— Start of Entries supplied —

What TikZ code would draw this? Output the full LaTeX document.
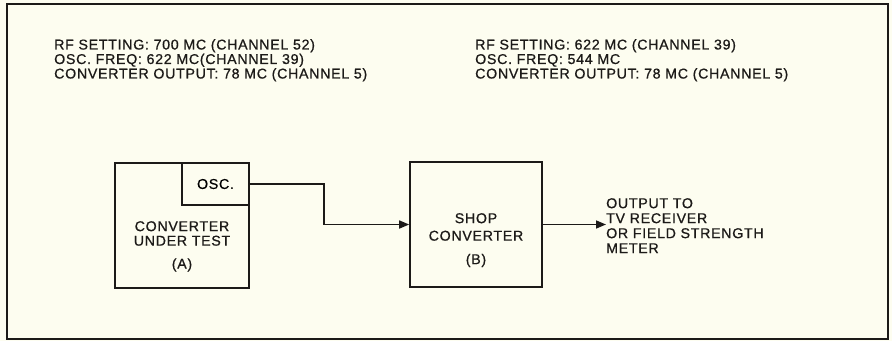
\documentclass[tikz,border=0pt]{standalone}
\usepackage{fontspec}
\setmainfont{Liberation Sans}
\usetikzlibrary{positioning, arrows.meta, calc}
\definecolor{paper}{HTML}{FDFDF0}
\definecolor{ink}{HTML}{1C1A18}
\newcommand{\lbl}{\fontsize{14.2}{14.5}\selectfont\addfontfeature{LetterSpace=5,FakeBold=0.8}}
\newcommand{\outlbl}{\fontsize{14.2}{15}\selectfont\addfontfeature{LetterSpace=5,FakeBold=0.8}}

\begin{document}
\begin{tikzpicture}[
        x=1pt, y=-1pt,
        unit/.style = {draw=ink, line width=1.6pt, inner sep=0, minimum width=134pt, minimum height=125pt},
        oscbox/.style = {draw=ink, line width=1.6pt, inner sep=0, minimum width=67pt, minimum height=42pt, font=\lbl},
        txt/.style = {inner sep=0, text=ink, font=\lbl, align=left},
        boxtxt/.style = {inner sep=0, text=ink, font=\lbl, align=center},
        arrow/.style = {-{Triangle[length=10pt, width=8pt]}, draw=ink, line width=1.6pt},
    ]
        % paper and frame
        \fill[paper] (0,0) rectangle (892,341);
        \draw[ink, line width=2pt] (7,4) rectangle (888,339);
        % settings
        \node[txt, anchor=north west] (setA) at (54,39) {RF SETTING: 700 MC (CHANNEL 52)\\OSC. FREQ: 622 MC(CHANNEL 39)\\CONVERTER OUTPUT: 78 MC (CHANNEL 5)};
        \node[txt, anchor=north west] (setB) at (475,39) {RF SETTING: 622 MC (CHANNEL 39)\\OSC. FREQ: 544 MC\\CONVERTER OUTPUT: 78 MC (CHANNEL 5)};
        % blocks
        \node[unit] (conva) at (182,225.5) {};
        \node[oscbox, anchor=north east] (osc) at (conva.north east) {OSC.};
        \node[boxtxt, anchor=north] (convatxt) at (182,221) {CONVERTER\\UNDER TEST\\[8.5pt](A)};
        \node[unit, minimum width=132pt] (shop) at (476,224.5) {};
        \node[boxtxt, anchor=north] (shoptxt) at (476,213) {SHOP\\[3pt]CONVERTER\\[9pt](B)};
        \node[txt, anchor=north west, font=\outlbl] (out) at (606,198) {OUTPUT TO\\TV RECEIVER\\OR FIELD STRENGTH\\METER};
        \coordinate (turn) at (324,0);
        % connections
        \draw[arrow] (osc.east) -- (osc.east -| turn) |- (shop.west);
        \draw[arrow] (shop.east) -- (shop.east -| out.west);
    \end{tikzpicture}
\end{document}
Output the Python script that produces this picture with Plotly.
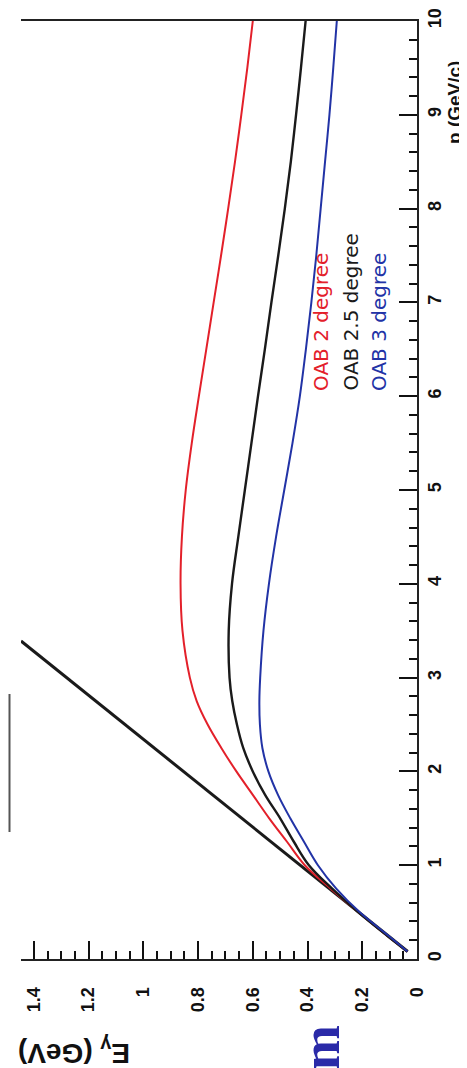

— End of Entries supplied —

*Task to carry out:*
Omit the pictures. Output every record above word for word.

*Task solution:*
What TikZ code would draw this? Output the full LaTeX document.
\documentclass[tikz,border=0pt]{standalone}
\usepackage{fontspec}
\setmainfont{Liberation Sans}
\usetikzlibrary{positioning, arrows.meta, calc}
\definecolor{paper}{HTML}{FDFDF0}
\definecolor{ink}{HTML}{1C1A18}
\newcommand{\lbl}{\fontsize{14.2}{14.5}\selectfont\addfontfeature{LetterSpace=5,FakeBold=0.8}}
\newcommand{\outlbl}{\fontsize{14.2}{15}\selectfont\addfontfeature{LetterSpace=5,FakeBold=0.8}}

\begin{document}
\begin{tikzpicture}[
        x=1pt, y=-1pt,
        unit/.style = {draw=ink, line width=1.6pt, inner sep=0, minimum width=134pt, minimum height=125pt},
        oscbox/.style = {draw=ink, line width=1.6pt, inner sep=0, minimum width=67pt, minimum height=42pt, font=\lbl},
        txt/.style = {inner sep=0, text=ink, font=\lbl, align=left},
        boxtxt/.style = {inner sep=0, text=ink, font=\lbl, align=center},
        arrow/.style = {-{Triangle[length=10pt, width=8pt]}, draw=ink, line width=1.6pt},
    ]
        % paper and frame
        \fill[paper] (0,0) rectangle (892,341);
        \draw[ink, line width=2pt] (7,4) rectangle (888,339);
        % settings
        \node[txt, anchor=north west] (setA) at (54,39) {RF SETTING: 700 MC (CHANNEL 52)\\OSC. FREQ: 622 MC(CHANNEL 39)\\CONVERTER OUTPUT: 78 MC (CHANNEL 5)};
        \node[txt, anchor=north west] (setB) at (475,39) {RF SETTING: 622 MC (CHANNEL 39)\\OSC. FREQ: 544 MC\\CONVERTER OUTPUT: 78 MC (CHANNEL 5)};
        % blocks
        \node[unit] (conva) at (182,225.5) {};
        \node[oscbox, anchor=north east] (osc) at (conva.north east) {OSC.};
        \node[boxtxt, anchor=north] (convatxt) at (182,221) {CONVERTER\\UNDER TEST\\[8.5pt](A)};
        \node[unit, minimum width=132pt] (shop) at (476,224.5) {};
        \node[boxtxt, anchor=north] (shoptxt) at (476,213) {SHOP\\[3pt]CONVERTER\\[9pt](B)};
        \node[txt, anchor=north west, font=\outlbl] (out) at (606,198) {OUTPUT TO\\TV RECEIVER\\OR FIELD STRENGTH\\METER};
        \coordinate (turn) at (324,0);
        % connections
        \draw[arrow] (osc.east) -- (osc.east -| turn) |- (shop.west);
        \draw[arrow] (shop.east) -- (shop.east -| out.west);
    \end{tikzpicture}
\end{document}
Output the Python script that produces this picture with Plotly.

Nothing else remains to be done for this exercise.